▸ **Problem description**
Copy out the listing that follows exactly, dropping every picture.

▸ **Provided data**
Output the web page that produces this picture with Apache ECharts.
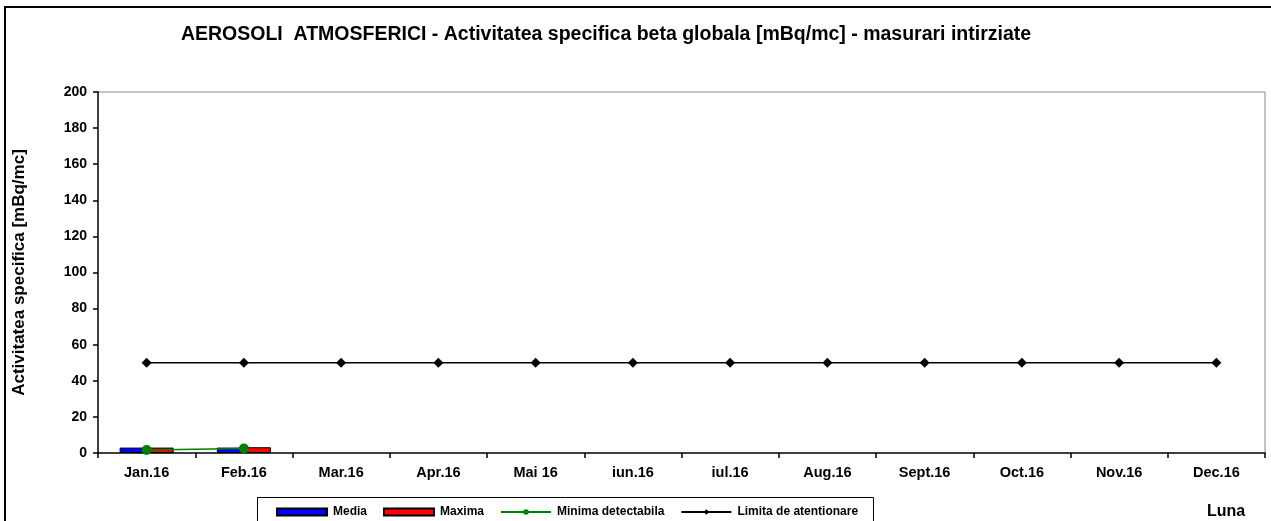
<!DOCTYPE html>
<html><head><meta charset="utf-8">
<script src="https://cdn.jsdelivr.net/npm/echarts@6/dist/echarts.min.js"></script>
<style>html,body{margin:0;padding:0;background:#fff}#c{width:1271px;height:521px}</style>
</head><body><div id="c"></div>
<script>
const categories = ['Jan.16','Feb.16','Mar.16','Apr.16','Mai 16','iun.16','iul.16','Aug.16','Sept.16','Oct.16','Nov.16','Dec.16'];
const media = [3, 3, null, null, null, null, null, null, null, null, null, null];
const maxima = [3, 3.2, null, null, null, null, null, null, null, null, null, null];
const minima = [1.7, 2.5, null, null, null, null, null, null, null, null, null, null];
const limita = [50, 50, 50, 50, 50, 50, 50, 50, 50, 50, 50, 50];
const yTicks = [0, 20, 40, 60, 80, 100, 120, 140, 160, 180, 200];

const F = 'Arial, "Liberation Sans", sans-serif';
const chart = echarts.init(document.getElementById('c'), null, {renderer:'canvas'});
chart.setOption({
  animation:false,
  title:{text:'AEROSOLI  ATMOSFERICI - Activitatea specifica beta globala [mBq/mc] - masurari intirziate',
    left:601, top:20, textAlign:'center',
    textStyle:{fontFamily:F, fontSize:19.5, fontWeight:'bold', color:'#000'}},
  graphic:[
    {type:'rect', shape:{x:5,y:7,width:1275,height:530}, style:{fill:'none', stroke:'#000', lineWidth:2}, silent:true},
    {type:'line', shape:{x1:98,y1:92,x2:1265,y2:92}, style:{stroke:'#888', lineWidth:1}, silent:true},
    {type:'line', shape:{x1:1265,y1:92,x2:1265,y2:453}, style:{stroke:'#888', lineWidth:1}, silent:true},
    {type:'rect', shape:{x:257.5,y:497.5,width:616,height:40}, style:{fill:'#fff', stroke:'#000', lineWidth:1}, silent:true, z:-1},
    {type:'text', left:1207, top:504, style:{text:'Luna', font:'bold 16px '+F, fill:'#000'}}
  ],
  legend:{left:271, top:501, itemWidth:50, itemHeight:7, itemGap:16,
    textStyle:{fontFamily:F, fontSize:12, fontWeight:'bold', color:'#000', padding:[0,0,0,1]},
    data:[
      {name:'Media', icon:'rect'},
      {name:'Maxima', icon:'rect'},
      {name:'Minima detectabila'},
      {name:'Limita de atentionare'}
    ]},
  grid:{left:98, right:6, top:92, bottom:68, containLabel:false},
  xAxis:{type:'category', data:categories,
    axisLine:{lineStyle:{color:'#000', width:1.5}},
    axisTick:{show:true, length:5, lineStyle:{color:'#000', width:1.5}},
    axisLabel:{fontFamily:F, fontSize:14.5, fontWeight:'bold', color:'#000', margin:12}},
  yAxis:{type:'value', min:0, max:200, interval:20,
    name:'Activitatea specifica [mBq/mc]', nameLocation:'middle', nameGap:70, nameRotate:90,
    nameTextStyle:{fontFamily:F, fontSize:17, fontWeight:'bold', color:'#000'},
    splitLine:{show:false},
    axisLine:{show:true, lineStyle:{color:'#000', width:1.5}},
    axisTick:{show:true, length:5, lineStyle:{color:'#000', width:1.5}},
    axisLabel:{fontFamily:F, fontSize:14, fontWeight:'bold', color:'#000', margin:11,
      formatter:v => yTicks.includes(v) ? String(v) : ''}},
  series:[
    {name:'Media', type:'bar', data:media, barWidth:27, barGap:'0%',
      itemStyle:{color:'#0000ff', borderColor:'#000', borderWidth:1}},
    {name:'Maxima', type:'bar', data:maxima, barWidth:27, barGap:'0%',
      itemStyle:{color:'#ff0000', borderColor:'#000', borderWidth:1}},
    {name:'Minima detectabila', type:'line', data:minima, symbol:'circle', symbolSize:10,
      lineStyle:{color:'#008000', width:1.5}, itemStyle:{color:'#008000'}, z:5},
    {name:'Limita de atentionare', type:'line', data:limita, symbol:'diamond', symbolSize:10,
      lineStyle:{color:'#000', width:1.5}, itemStyle:{color:'#000'}, z:5}
  ]
});
</script></body></html>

▸ **Full solution**
Output the web page that produces this picture with Apache ECharts.
<!DOCTYPE html>
<html><head><meta charset="utf-8">
<script src="https://cdn.jsdelivr.net/npm/echarts@6/dist/echarts.min.js"></script>
<style>html,body{margin:0;padding:0;background:#fff}#c{width:1271px;height:521px}</style>
</head><body><div id="c"></div>
<script>
const categories = ['Jan.16','Feb.16','Mar.16','Apr.16','Mai 16','iun.16','iul.16','Aug.16','Sept.16','Oct.16','Nov.16','Dec.16'];
const media = [3, 3, null, null, null, null, null, null, null, null, null, null];
const maxima = [3, 3.2, null, null, null, null, null, null, null, null, null, null];
const minima = [1.7, 2.5, null, null, null, null, null, null, null, null, null, null];
const limita = [50, 50, 50, 50, 50, 50, 50, 50, 50, 50, 50, 50];
const yTicks = [0, 20, 40, 60, 80, 100, 120, 140, 160, 180, 200];

const F = 'Arial, "Liberation Sans", sans-serif';
const chart = echarts.init(document.getElementById('c'), null, {renderer:'canvas'});
chart.setOption({
  animation:false,
  title:{text:'AEROSOLI  ATMOSFERICI - Activitatea specifica beta globala [mBq/mc] - masurari intirziate',
    left:601, top:20, textAlign:'center',
    textStyle:{fontFamily:F, fontSize:19.5, fontWeight:'bold', color:'#000'}},
  graphic:[
    {type:'rect', shape:{x:5,y:7,width:1275,height:530}, style:{fill:'none', stroke:'#000', lineWidth:2}, silent:true},
    {type:'line', shape:{x1:98,y1:92,x2:1265,y2:92}, style:{stroke:'#888', lineWidth:1}, silent:true},
    {type:'line', shape:{x1:1265,y1:92,x2:1265,y2:453}, style:{stroke:'#888', lineWidth:1}, silent:true},
    {type:'rect', shape:{x:257.5,y:497.5,width:616,height:40}, style:{fill:'#fff', stroke:'#000', lineWidth:1}, silent:true, z:-1},
    {type:'text', left:1207, top:504, style:{text:'Luna', font:'bold 16px '+F, fill:'#000'}}
  ],
  legend:{left:271, top:501, itemWidth:50, itemHeight:7, itemGap:16,
    textStyle:{fontFamily:F, fontSize:12, fontWeight:'bold', color:'#000', padding:[0,0,0,1]},
    data:[
      {name:'Media', icon:'rect'},
      {name:'Maxima', icon:'rect'},
      {name:'Minima detectabila'},
      {name:'Limita de atentionare'}
    ]},
  grid:{left:98, right:6, top:92, bottom:68, containLabel:false},
  xAxis:{type:'category', data:categories,
    axisLine:{lineStyle:{color:'#000', width:1.5}},
    axisTick:{show:true, length:5, lineStyle:{color:'#000', width:1.5}},
    axisLabel:{fontFamily:F, fontSize:14.5, fontWeight:'bold', color:'#000', margin:12}},
  yAxis:{type:'value', min:0, max:200, interval:20,
    name:'Activitatea specifica [mBq/mc]', nameLocation:'middle', nameGap:70, nameRotate:90,
    nameTextStyle:{fontFamily:F, fontSize:17, fontWeight:'bold', color:'#000'},
    splitLine:{show:false},
    axisLine:{show:true, lineStyle:{color:'#000', width:1.5}},
    axisTick:{show:true, length:5, lineStyle:{color:'#000', width:1.5}},
    axisLabel:{fontFamily:F, fontSize:14, fontWeight:'bold', color:'#000', margin:11,
      formatter:v => yTicks.includes(v) ? String(v) : ''}},
  series:[
    {name:'Media', type:'bar', data:media, barWidth:27, barGap:'0%',
      itemStyle:{color:'#0000ff', borderColor:'#000', borderWidth:1}},
    {name:'Maxima', type:'bar', data:maxima, barWidth:27, barGap:'0%',
      itemStyle:{color:'#ff0000', borderColor:'#000', borderWidth:1}},
    {name:'Minima detectabila', type:'line', data:minima, symbol:'circle', symbolSize:10,
      lineStyle:{color:'#008000', width:1.5}, itemStyle:{color:'#008000'}, z:5},
    {name:'Limita de atentionare', type:'line', data:limita, symbol:'diamond', symbolSize:10,
      lineStyle:{color:'#000', width:1.5}, itemStyle:{color:'#000'}, z:5}
  ]
});
</script></body></html>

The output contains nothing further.